MacGillis clarifies the
disconnect between “politics” and Americans who are poor, jobless, and
disadvantaged in many ways:
“In eastern Kentucky and
other former Democratic bastions that have swung Republican in the past several
decades, the people who most rely on the safety-net programs secured by
Democrats are, by and large, not voting against their own interests by electing
Republicans. Rather, they are not voting, period.

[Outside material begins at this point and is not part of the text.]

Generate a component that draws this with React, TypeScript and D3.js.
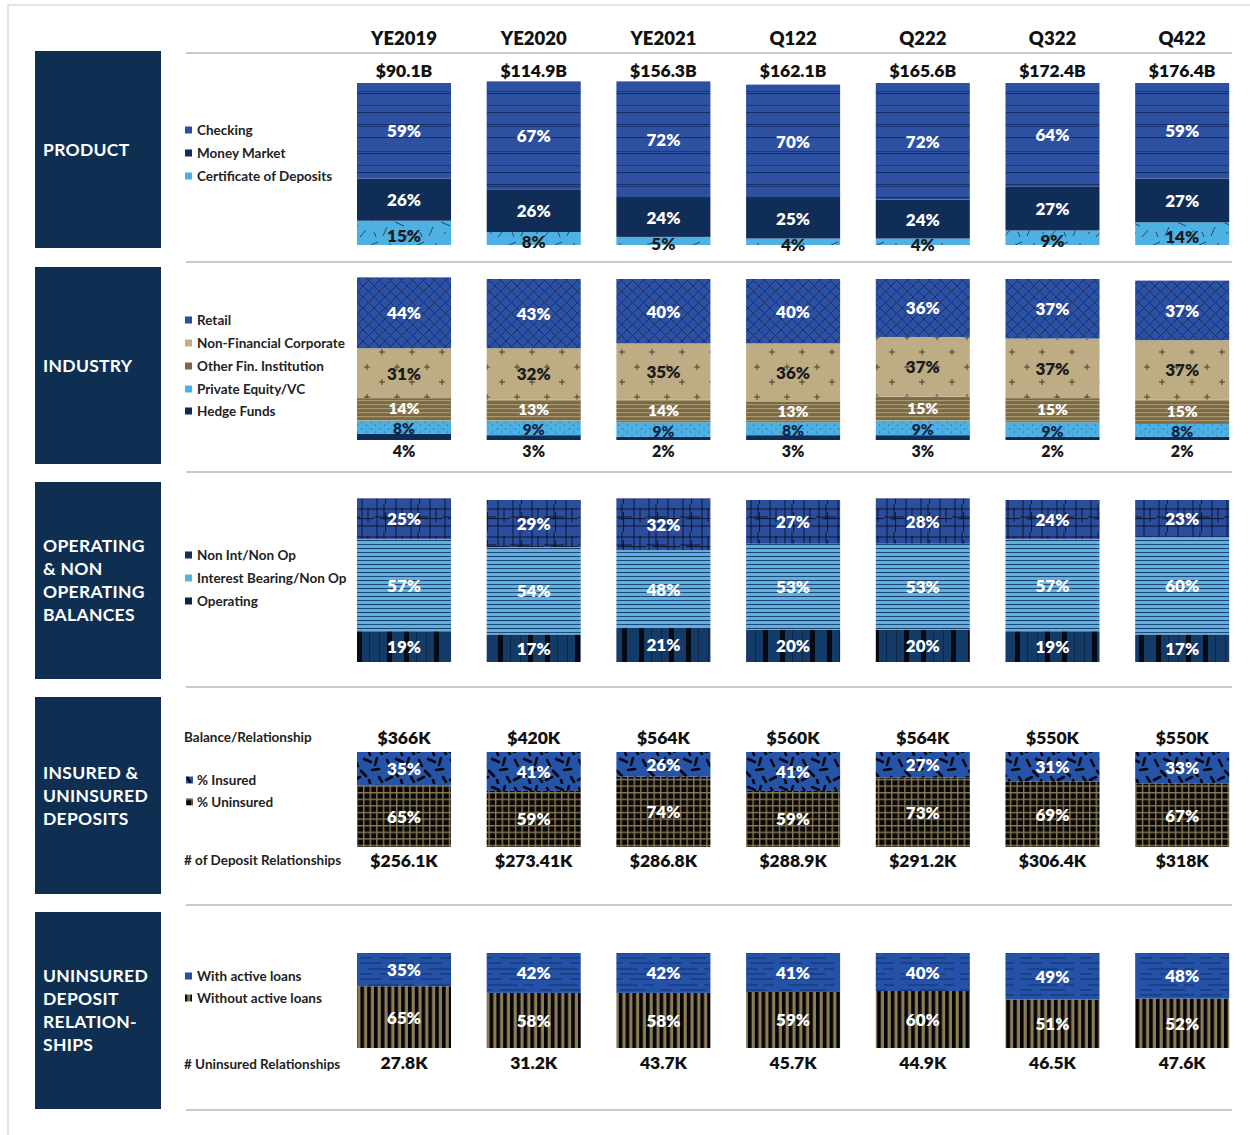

They have, as voting data,
surveys and my own reporting suggest, become profoundly disconnected from the
political process.”
So, the obvious question is
not “Why are these folks voting for Republicans who will make their lives
worse?”
The question is “Why aren’t
these folks voting?”
For that matter, let’s just
broaden the scope of our discussion here:
A central problem of our
democracy is that it isn’t working, because too many people aren’t voting.
Why isn’t that issue a prime
topic of discussion in the debates and the talk shows and in the public arena?